To determine good faith, the IRS will take into account whether an employer made reasonable efforts to prepare to report the required information and furnish it to employees and other covered individuals (e.g., the employer gathered the data and tested its ability to transmit it to the IRS). The IRS will also take into account the extent to which the employer took steps to ensure that it could comply with the reporting requirements for 2017.

5. Automatic Information Return Filing Extension Repealed

In the past, employers that could not meet their information return filing deadlines could take advantage of IRS regulations that allowed an automatic 30-day extension of time to file certain information returns. Or, they could apply for a non-automatic extension in certain cases.

Starting with 2016 information returns filed in 2017, however, Form W-2 is no longer eligible for the automatic 30-day filing extension under changes to the IRS regulations. Instead, an employer must apply for a single, 30-day non-automatic filing extension.

The IRS will grant the non-automatic filing extension only when an employer has been affected by extraordinary circumstances or a catastrophe (e.g., a natural disaster or fire destroys books and records).
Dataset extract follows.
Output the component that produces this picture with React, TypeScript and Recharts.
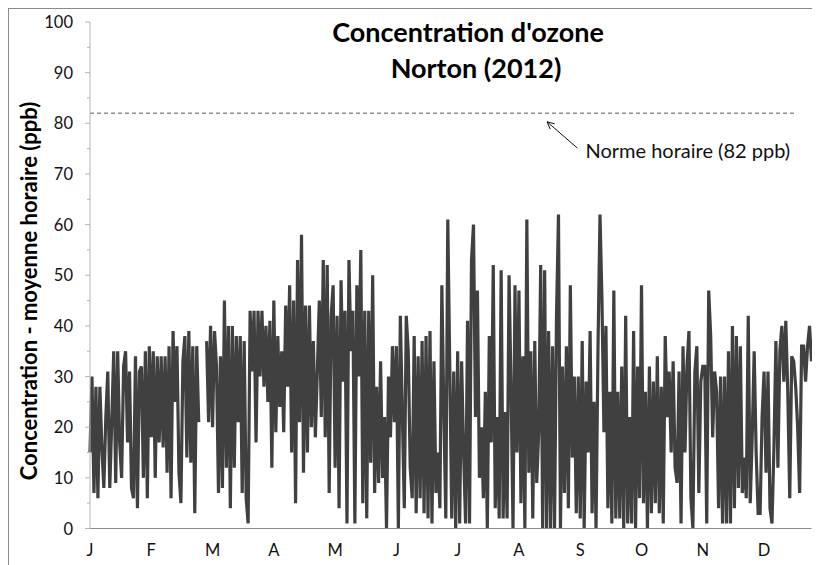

If the IRS rejects an employer's request for a filing extension, any returns the employer files after the due date will be considered late, regardless of when the employer filed the request.

For 2017 forms that will be filed in 2018, employers filing any forms in the 1099 series (except Forms 1099-MISC on which nonemployee compensation is reported in Box 7), the 1095 series (i.e., Forms 1095-B and 1095-C, but not Form 1095-A), the 1097 series or Forms 3921 and 3922 may still request one automatic 30-day extension of time to file and an additional 30-day extension for good cause.

However, the IRS has proposed regulations, which it anticipates finalizing in 2017, that will apply the new Form W-2 rules to these forms. If the IRS finalizes these regulations during 2017, filers of these forms will be able to request only one 30-day extension of time to file, beginning with 2018 filing.